Chemical Supply Chain
The next gap in the new export controls is the chemical supply chain, namely photoresist. We did a deep dive into photoresist here, but the summary is that lithography tools require photoresists to pattern features on a wafer. The vast majority of the world’s photoresist is manufactured by a handful of Japanese companies, with the US-based Dupont as the distant 4th place competitor. Photoresist chemical compositions involved a lot of fine-tuning with end customers for the type of lithography, process nodes, types of features, and feature sizes in many cases. Furthermore, the equipment used to deposit, develop, and bake photoresist is also entirely Japanese.
Any country in the world could be blocked from all lithography and, therefore, semiconductor manufacturing if Japan restricted photoresist shipments. The complete lack of restrictions around photoresists represents a significant hole that governmental regulations have not contemplated.
There are over a hundred DUV tools already at SMIC alone. These could be reorganized and shifted to fabricate for different process nodes. SMIC could achieve a capacity of well over 100,000 wafers a month of 7nm foundry capacity with their existing DUV tools alone. This is higher than Samsung and Intel’s advanced node (<=7nm) foundry capacity, combined. If all DUV tools at various Chinese nationals such as HuaHong, Shanghai Huali, YMTC, CXMT, GTA Semi, Nexchip, Yandong, Nexperia, CR Micro, Sien, Fulsemi, SEMC, NSEMI were reappropriated by SMIC, the 7nm capacity they could build would far exceed that of even TSMC’s 7nm.
It is not enough to only block the shipment of new tools to China if the goal is to limit their manufacture of advanced semiconductors. Shipment of photoresists must also be stopped as Western governments do not know what process node existing DUV tools are being used.
Component Supply Chain
This leads to the final gap, the component supply chain. DUV tools must be regularly serviced with replacement parts by ASML, Nikon, and Canon. The service of these tools must also be blocked if the goal is to contain China’s capacity on leading-edge nodes.
While China’s lithography champion, SMEE, is on the sanctions list, SMEE has already shipped working I-Line lithography tools. Their argon fluoride DUV lithography is still not production ready for front-end wafer fabrication.

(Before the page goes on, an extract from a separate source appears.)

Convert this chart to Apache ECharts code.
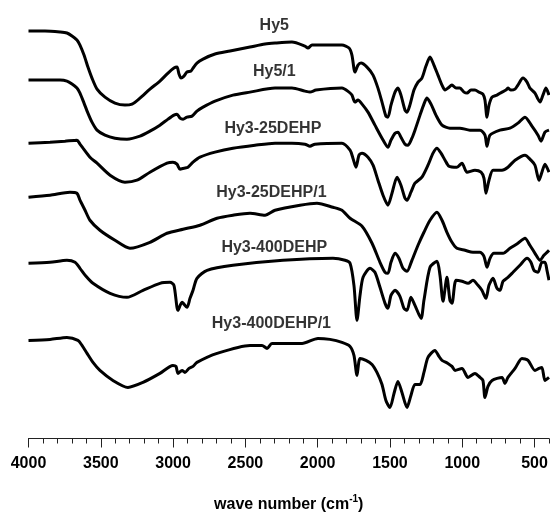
<!DOCTYPE html>
<html>
<head>
<meta charset="utf-8">
<script src="https://cdn.jsdelivr.net/npm/echarts@6/dist/echarts.min.js"></script>
<style>
html,body{margin:0;padding:0;background:#fff;}
#chart{width:550px;height:514px;}
</style>
</head>
<body>
<div id="chart"></div>
<script>
// Spectra: [wave number (cm-1), transmittance (a.u., stacked with offsets)]
const hy5 = [[4000,407],[3886,407],[3782,406],[3734,405],[3699,402],[3665,398],[3644,393],[3616,383],[3589,371],[3561,360],[3526,349],[3471,341],[3402,335],[3333,333],[3284,334],[3229,340],[3160,349],[3091,357],[3035,365],[2994,370],[2973,371],[2959,364],[2945,360],[2925,362],[2904,366],[2876,367],[2862,370],[2835,375],[2793,379],[2710,384],[2606,387],[2468,391],[2364,394],[2295,395],[2178,396],[2088,392],[2067,390],[2039,393],[1949,393],[1832,393],[1783,390],[1763,383],[1742,366],[1721,373],[1700,375],[1659,371],[1617,363],[1583,350],[1555,336],[1528,322],[1514,321],[1493,333],[1465,346],[1445,350],[1424,343],[1396,328],[1382,326],[1362,333],[1334,348],[1306,356],[1279,360],[1251,372],[1223,381],[1196,373],[1168,363],[1140,353],[1119,348],[1099,350],[1071,353],[1043,350],[1016,350],[988,346],[967,345],[940,348],[912,348],[884,346],[857,344],[843,338],[829,321],[815,333],[794,341],[760,343],[725,346],[698,348],[684,350],[663,348],[635,349],[615,353],[580,360],[552,356],[532,350],[497,345],[476,339],[462,336],[442,343],[421,350],[400,343]];
const hy5_1 = [[4000,358],[3886,358],[3782,358],[3734,357],[3699,354],[3665,350],[3644,345],[3616,335],[3589,325],[3561,316],[3526,308],[3471,303],[3402,300],[3319,299],[3229,302],[3160,307],[3091,313],[3035,319],[2994,323],[2973,324],[2952,320],[2931,319],[2904,321],[2869,322],[2835,327],[2793,331],[2710,337],[2586,343],[2468,346],[2295,350],[2178,350],[2088,347],[2053,346],[2012,348],[1832,350],[1783,346],[1763,343],[1742,336],[1721,338],[1693,334],[1652,326],[1604,313],[1555,300],[1514,291],[1493,298],[1465,305],[1445,306],[1424,301],[1396,294],[1375,293],[1348,300],[1327,308],[1292,323],[1265,334],[1244,340],[1216,334],[1182,323],[1140,313],[1085,310],[1016,310],[947,308],[877,308],[843,303],[829,292],[808,303],[739,308],[670,310],[615,315],[566,321],[518,312],[476,303],[455,297],[428,306],[400,308]];
const hy3_25 = [[4000,295],[3851,296],[3748,297],[3665,298],[3644,294],[3623,290],[3575,281],[3526,275],[3436,263],[3333,256],[3250,258],[3160,266],[3042,275],[3001,276],[2973,274],[2952,269],[2925,270],[2897,271],[2862,276],[2814,281],[2710,286],[2586,290],[2433,293],[2295,295],[2178,295],[2088,294],[2053,292],[2019,294],[1832,295],[1776,288],[1756,280],[1735,271],[1714,283],[1693,285],[1652,281],[1617,273],[1583,258],[1548,243],[1514,233],[1486,245],[1451,261],[1424,253],[1396,240],[1382,238],[1355,246],[1327,255],[1279,261],[1237,273],[1202,285],[1175,290],[1147,285],[1119,278],[1092,272],[1037,271],[1002,275],[967,266],[912,268],[870,266],[850,260],[836,245],[815,258],[787,268],[725,268],[684,271],[635,278],[566,283],[525,278],[497,273],[469,258],[449,266],[428,274],[400,266]];
const hy3_25_1 = [[4000,241],[3851,243],[3713,246],[3665,245],[3644,238],[3609,228],[3575,218],[3506,208],[3402,198],[3298,190],[3160,196],[3042,205],[2931,209],[2814,213],[2696,220],[2586,223],[2468,225],[2364,223],[2295,228],[2122,233],[2005,235],[1894,231],[1832,228],[1776,220],[1693,212],[1624,195],[1569,176],[1534,166],[1514,165],[1493,176],[1465,185],[1438,180],[1410,170],[1382,167],[1348,178],[1306,193],[1265,206],[1223,218],[1175,226],[1140,218],[1106,206],[1071,196],[1037,190],[981,188],[926,186],[877,186],[850,182],[829,171],[808,180],[781,185],[718,185],[670,190],[615,195],[566,200],[532,193],[497,185],[462,178],[435,183],[400,188]];
const hy3_400 = [[4000,175],[3851,176],[3734,178],[3678,176],[3644,170],[3602,162],[3554,155],[3436,145],[3319,141],[3208,148],[3091,155],[3021,156],[2994,153],[2966,128],[2938,136],[2904,131],[2883,140],[2862,148],[2835,160],[2765,168],[2586,173],[2240,178],[1894,180],[1811,178],[1776,175],[1749,153],[1728,118],[1707,143],[1686,161],[1638,170],[1604,166],[1569,151],[1534,135],[1514,130],[1493,143],[1465,148],[1431,142],[1403,130],[1382,128],[1355,141],[1327,133],[1285,120],[1265,138],[1223,171],[1175,177],[1154,163],[1133,137],[1106,161],[1085,138],[1071,135],[1043,158],[1002,157],[960,155],[926,158],[891,153],[864,148],[836,140],[815,153],[787,160],[760,150],[739,148],[718,157],[684,161],[649,166],[601,173],[552,180],[525,176],[504,168],[476,166],[449,176],[428,176],[414,168],[400,158]];
const hy3_400_1 = [[4000,98],[3851,99],[3734,101],[3658,98],[3630,93],[3595,85],[3554,76],[3506,68],[3416,58],[3312,51],[3208,56],[3091,65],[3001,73],[2980,72],[2966,65],[2938,68],[2918,66],[2890,70],[2862,72],[2835,76],[2696,85],[2468,93],[2385,93],[2350,90],[2316,95],[2108,95],[1998,100],[1915,99],[1832,96],[1776,92],[1749,83],[1728,63],[1707,80],[1666,78],[1624,74],[1590,66],[1555,54],[1528,38],[1500,31],[1472,45],[1445,57],[1417,46],[1382,31],[1355,43],[1327,54],[1292,54],[1265,66],[1237,81],[1189,88],[1161,82],[1140,78],[1099,75],[1071,72],[1050,68],[1002,70],[960,61],[912,65],[877,61],[857,58],[843,41],[822,52],[794,58],[725,61],[705,55],[684,61],[635,70],[587,80],[545,78],[497,68],[469,70],[449,71],[428,58],[400,61]];

const seriesNames = ['Hy5','Hy5/1','Hy3-25DEHP','Hy3-25DEHP/1','Hy3-400DEHP','Hy3-400DEHP/1'];
const seriesData = [hy5, hy5_1, hy3_25, hy3_25_1, hy3_400, hy3_400_1];
const labelWave = [2300, 2300, 2310, 2320, 2300, 2320];
const labelLevel = [412, 366, 310, 246, 191, 115];
const majorTicks = [500, 1000, 1500, 2000, 2500, 3000, 3500, 4000];

const chart = echarts.init(document.getElementById('chart'));
const font = 'Liberation Sans, Arial, sans-serif';

const series = seriesData.map((d, i) => ({
  type: 'line',
  name: seriesNames[i],
  data: d,
  xAxisIndex: 0,
  showSymbol: false,
  symbol: 'none',
  smooth: 0.25,
  lineStyle: { color: '#000', width: 3 },
  silent: true,
  animation: false
}));
series.push({
  type: 'scatter',
  xAxisIndex: 0,
  symbolSize: 0,
  silent: true,
  animation: false,
  data: seriesNames.map((n, i) => ({ name: n, value: [labelWave[i], labelLevel[i]] })),
  label: {
    show: true, position: 'inside', formatter: p => p.name,
    fontFamily: font, fontWeight: 'bold', fontSize: 16, color: '#000'
  }
});

chart.setOption({
  backgroundColor: '#fff',
  animation: false,
  grid: { left: 28.5, right: 1, top: 0, bottom: 75.5, containLabel: false, outerBoundsMode: 'none' },
  xAxis: [
    {
      type: 'value', min: 400, max: 4000, interval: 100, inverse: true,
      position: 'bottom',
      axisLine: { show: true, lineStyle: { color: '#222', width: 1 } },
      axisTick: { show: true, length: 5, lineStyle: { color: '#222', width: 1 } },
      axisLabel: { show: false },
      splitLine: { show: false }
    },
    {
      type: 'value', min: 400, max: 4000, inverse: true,
      position: 'bottom',
      axisLine: { show: false },
      axisTick: { show: true, length: 9, customValues: majorTicks, lineStyle: { color: '#222', width: 1 } },
      axisLabel: {
        show: true, customValues: majorTicks, margin: 17,
        formatter: v => String(v),
        fontFamily: font, fontWeight: 'bold', fontSize: 16, color: '#000'
      },
      splitLine: { show: false },
      name: '{a|wave number (cm}{s|-1}{a|)}',
      nameLocation: 'middle',
      nameGap: 56,
      nameTextStyle: {
        rich: {
          a: { fontFamily: font, fontWeight: 'bold', fontSize: 16, color: '#000', lineHeight: 20 },
          s: { fontFamily: font, fontWeight: 'bold', fontSize: 10, color: '#000', lineHeight: 10, verticalAlign: 'top' }
        }
      }
    }
  ],
  yAxis: { type: 'value', min: 0, max: 438, show: false },
  series: series
});
</script>
</body>
</html>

This doesn’t mean they cannot catch up. Many firms in ASML’s lithography supply chain, such as Zeiss, continue to expand in China with joint ventures and technology transfers. Given the civil-military fusion of China, it would be straightforward for these technologies to slip through the cracks into SMEE’s control.
Lastly, mask related tools also have zero restrictions, which is also a hole.
The lack of upstream component supply chain restrictions is a significant hole in the trilateral agreement between the US, Japan, and Netherlands. If the goal is to restrict 5nm, 7nm, and 14nm process technologies, KrF and ArF lithograph equipment, photoresist, and subcomponents must all be limited, or else China will be able to reconfigure existing equipment and accelerate domestic development of lithography tools.